§ WHAT YOU ARE ASKED TO DO:
Return the lines that follow, exactly as they appear, from the first through the one containing "var tiempos = ['5', '10', '15', '30', '45', '60', '90', '120'];"; no pictures are to be included.
--- Start DATA SECTION ---
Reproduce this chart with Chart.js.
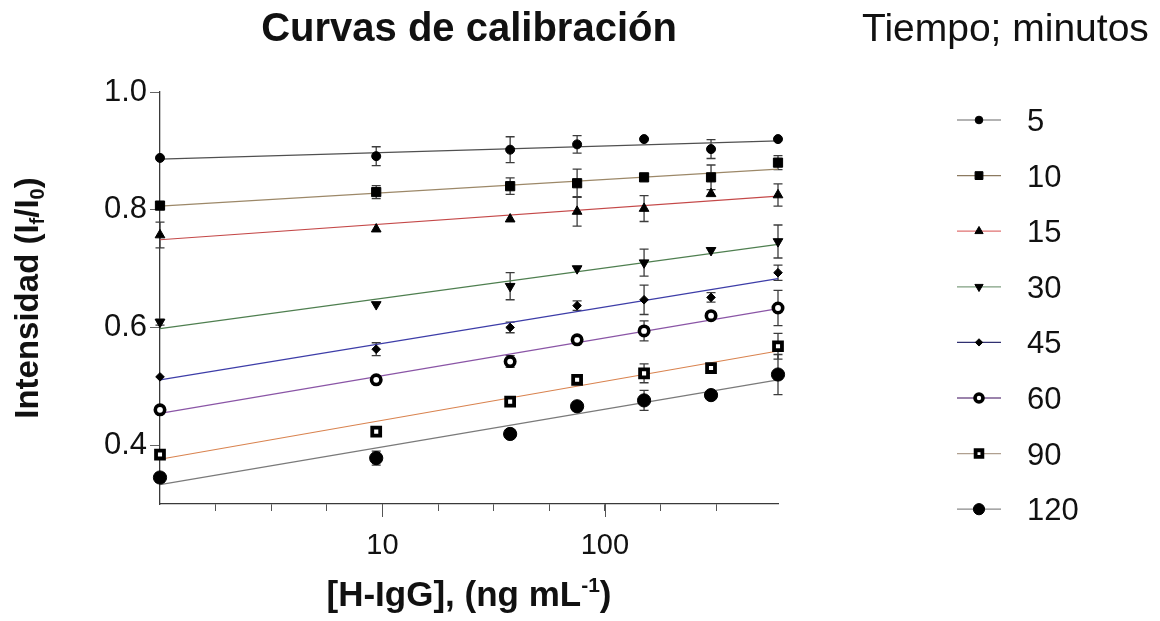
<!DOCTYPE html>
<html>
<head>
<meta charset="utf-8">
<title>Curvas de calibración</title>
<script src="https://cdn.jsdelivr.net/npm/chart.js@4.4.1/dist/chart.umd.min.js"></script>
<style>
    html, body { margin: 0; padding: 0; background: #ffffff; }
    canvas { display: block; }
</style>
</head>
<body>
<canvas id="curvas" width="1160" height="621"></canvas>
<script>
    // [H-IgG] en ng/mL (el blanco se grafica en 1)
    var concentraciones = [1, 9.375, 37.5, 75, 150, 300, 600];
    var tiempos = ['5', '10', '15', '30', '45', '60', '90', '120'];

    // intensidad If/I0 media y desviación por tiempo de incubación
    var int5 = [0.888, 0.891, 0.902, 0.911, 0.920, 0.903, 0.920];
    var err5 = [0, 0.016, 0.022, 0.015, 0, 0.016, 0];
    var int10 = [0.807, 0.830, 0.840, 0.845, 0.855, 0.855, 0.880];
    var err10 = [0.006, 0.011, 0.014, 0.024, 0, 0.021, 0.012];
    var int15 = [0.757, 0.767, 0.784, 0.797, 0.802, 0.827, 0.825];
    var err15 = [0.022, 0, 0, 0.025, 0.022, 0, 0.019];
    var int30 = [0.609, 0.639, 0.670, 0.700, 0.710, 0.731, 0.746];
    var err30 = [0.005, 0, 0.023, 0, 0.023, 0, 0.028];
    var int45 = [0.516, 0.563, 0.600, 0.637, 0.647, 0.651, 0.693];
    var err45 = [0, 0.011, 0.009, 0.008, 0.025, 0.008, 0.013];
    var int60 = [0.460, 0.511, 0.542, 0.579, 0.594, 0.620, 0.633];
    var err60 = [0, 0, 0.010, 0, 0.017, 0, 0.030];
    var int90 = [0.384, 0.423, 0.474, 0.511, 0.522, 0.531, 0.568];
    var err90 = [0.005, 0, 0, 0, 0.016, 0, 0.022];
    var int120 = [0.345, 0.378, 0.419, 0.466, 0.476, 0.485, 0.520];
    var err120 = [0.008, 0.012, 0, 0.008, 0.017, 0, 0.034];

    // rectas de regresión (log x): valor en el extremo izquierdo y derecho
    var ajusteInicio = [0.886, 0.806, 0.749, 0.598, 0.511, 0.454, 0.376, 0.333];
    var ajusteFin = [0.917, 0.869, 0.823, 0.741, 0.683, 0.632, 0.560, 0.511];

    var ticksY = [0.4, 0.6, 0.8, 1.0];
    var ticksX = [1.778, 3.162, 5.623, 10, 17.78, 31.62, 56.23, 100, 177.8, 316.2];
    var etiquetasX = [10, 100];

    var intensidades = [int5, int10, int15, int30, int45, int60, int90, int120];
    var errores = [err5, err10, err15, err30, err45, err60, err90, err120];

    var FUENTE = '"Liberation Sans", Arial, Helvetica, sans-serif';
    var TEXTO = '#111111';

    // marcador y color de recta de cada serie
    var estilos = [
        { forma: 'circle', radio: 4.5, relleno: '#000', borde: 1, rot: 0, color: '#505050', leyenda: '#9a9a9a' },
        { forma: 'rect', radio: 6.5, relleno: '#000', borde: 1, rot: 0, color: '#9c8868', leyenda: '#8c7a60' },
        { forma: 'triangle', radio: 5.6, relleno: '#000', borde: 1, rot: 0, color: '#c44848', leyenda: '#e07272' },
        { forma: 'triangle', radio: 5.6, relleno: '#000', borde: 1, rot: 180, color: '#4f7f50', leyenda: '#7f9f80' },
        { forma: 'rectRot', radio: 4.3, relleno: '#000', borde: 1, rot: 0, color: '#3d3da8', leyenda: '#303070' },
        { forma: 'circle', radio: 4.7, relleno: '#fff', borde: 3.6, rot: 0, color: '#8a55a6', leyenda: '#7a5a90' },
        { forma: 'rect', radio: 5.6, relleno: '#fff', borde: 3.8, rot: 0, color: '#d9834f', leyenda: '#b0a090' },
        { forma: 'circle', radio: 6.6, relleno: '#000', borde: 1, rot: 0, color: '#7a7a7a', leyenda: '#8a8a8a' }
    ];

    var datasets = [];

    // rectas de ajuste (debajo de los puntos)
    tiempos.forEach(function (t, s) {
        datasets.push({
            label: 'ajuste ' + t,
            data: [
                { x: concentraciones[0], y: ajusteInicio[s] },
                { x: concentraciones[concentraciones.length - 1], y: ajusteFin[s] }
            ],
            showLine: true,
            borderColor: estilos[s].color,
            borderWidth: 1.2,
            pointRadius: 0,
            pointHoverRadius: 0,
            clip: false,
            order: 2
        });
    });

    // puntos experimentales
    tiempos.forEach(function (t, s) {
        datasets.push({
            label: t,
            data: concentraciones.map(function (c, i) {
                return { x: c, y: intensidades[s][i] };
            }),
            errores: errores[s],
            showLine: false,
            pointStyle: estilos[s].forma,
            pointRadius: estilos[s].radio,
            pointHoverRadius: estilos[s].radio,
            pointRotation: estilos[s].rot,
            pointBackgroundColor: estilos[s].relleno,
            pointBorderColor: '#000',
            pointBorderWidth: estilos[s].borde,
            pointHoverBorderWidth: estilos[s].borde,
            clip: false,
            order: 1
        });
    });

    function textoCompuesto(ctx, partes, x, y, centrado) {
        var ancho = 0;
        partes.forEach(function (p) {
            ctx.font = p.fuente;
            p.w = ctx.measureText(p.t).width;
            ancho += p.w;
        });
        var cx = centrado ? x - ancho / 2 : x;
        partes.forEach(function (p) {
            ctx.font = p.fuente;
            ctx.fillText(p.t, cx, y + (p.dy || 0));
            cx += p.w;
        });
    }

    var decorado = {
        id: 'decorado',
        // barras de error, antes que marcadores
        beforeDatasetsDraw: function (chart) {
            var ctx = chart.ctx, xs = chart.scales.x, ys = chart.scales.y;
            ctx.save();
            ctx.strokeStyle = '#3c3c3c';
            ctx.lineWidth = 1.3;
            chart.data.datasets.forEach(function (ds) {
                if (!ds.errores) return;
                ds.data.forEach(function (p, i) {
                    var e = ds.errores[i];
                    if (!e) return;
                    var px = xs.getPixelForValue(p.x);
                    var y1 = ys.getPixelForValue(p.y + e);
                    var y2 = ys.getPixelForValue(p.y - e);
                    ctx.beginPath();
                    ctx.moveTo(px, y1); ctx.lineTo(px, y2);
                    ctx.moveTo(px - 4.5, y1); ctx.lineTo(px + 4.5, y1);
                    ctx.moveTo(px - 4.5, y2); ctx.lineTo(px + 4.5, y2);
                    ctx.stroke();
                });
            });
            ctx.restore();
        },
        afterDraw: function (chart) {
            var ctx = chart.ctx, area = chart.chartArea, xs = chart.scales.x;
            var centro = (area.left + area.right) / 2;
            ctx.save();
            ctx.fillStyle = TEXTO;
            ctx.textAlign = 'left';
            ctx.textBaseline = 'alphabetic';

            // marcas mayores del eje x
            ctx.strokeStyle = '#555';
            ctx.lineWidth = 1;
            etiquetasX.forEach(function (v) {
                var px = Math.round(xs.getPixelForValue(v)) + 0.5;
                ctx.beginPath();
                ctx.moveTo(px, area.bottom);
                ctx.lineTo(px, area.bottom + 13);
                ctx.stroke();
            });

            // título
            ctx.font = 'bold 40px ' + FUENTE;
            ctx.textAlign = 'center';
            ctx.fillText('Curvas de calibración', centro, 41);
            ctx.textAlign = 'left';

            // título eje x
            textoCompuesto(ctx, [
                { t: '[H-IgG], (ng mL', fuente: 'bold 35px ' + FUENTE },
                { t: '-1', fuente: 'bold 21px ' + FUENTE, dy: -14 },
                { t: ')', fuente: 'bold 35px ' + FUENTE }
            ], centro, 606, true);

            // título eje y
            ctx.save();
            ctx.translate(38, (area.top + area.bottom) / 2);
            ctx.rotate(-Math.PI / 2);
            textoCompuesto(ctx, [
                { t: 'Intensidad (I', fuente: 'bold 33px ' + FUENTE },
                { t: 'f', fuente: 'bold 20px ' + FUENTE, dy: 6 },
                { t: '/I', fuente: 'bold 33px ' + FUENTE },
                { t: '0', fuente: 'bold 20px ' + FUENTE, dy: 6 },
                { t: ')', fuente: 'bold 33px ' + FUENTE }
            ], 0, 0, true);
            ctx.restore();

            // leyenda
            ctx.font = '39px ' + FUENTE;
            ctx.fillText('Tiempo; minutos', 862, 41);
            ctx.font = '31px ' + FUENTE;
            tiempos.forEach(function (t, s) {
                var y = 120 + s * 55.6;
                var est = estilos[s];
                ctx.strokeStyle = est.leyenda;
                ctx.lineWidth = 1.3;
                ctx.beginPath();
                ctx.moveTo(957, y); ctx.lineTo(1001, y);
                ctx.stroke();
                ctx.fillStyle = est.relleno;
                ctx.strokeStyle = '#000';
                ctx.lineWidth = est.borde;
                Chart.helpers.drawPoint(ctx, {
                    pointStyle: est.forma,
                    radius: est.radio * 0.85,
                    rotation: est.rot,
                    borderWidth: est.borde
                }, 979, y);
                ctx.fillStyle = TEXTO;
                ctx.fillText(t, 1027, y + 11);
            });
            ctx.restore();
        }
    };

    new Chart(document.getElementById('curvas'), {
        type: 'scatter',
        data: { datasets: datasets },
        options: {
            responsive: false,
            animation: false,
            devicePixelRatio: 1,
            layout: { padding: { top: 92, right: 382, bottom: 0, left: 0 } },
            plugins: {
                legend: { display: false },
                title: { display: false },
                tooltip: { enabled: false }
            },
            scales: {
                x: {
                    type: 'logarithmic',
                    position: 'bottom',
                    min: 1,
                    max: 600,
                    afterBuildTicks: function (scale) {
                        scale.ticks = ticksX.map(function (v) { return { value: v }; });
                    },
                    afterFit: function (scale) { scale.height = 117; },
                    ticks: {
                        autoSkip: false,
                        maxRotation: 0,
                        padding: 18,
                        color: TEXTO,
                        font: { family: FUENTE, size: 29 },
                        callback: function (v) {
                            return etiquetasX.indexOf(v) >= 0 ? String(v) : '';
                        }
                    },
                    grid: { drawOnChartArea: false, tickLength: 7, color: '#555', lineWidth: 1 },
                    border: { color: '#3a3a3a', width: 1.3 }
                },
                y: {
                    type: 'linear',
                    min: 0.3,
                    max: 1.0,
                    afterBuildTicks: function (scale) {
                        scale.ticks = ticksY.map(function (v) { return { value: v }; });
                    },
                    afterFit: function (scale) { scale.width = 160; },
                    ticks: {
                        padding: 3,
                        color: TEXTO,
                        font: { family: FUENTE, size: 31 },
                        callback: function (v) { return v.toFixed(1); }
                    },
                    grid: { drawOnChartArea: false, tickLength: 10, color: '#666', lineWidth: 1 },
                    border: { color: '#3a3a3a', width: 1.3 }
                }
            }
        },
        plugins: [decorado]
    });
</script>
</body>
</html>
--- End DATA SECTION ---
§ ANSWER FOR THIS EXERCISE:
Reproduce this chart with Chart.js.
<!DOCTYPE html>
<html>
<head>
<meta charset="utf-8">
<title>Curvas de calibración</title>
<script src="https://cdn.jsdelivr.net/npm/chart.js@4.4.1/dist/chart.umd.min.js"></script>
<style>
    html, body { margin: 0; padding: 0; background: #ffffff; }
    canvas { display: block; }
</style>
</head>
<body>
<canvas id="curvas" width="1160" height="621"></canvas>
<script>
    // [H-IgG] en ng/mL (el blanco se grafica en 1)
    var concentraciones = [1, 9.375, 37.5, 75, 150, 300, 600];
    var tiempos = ['5', '10', '15', '30', '45', '60', '90', '120'];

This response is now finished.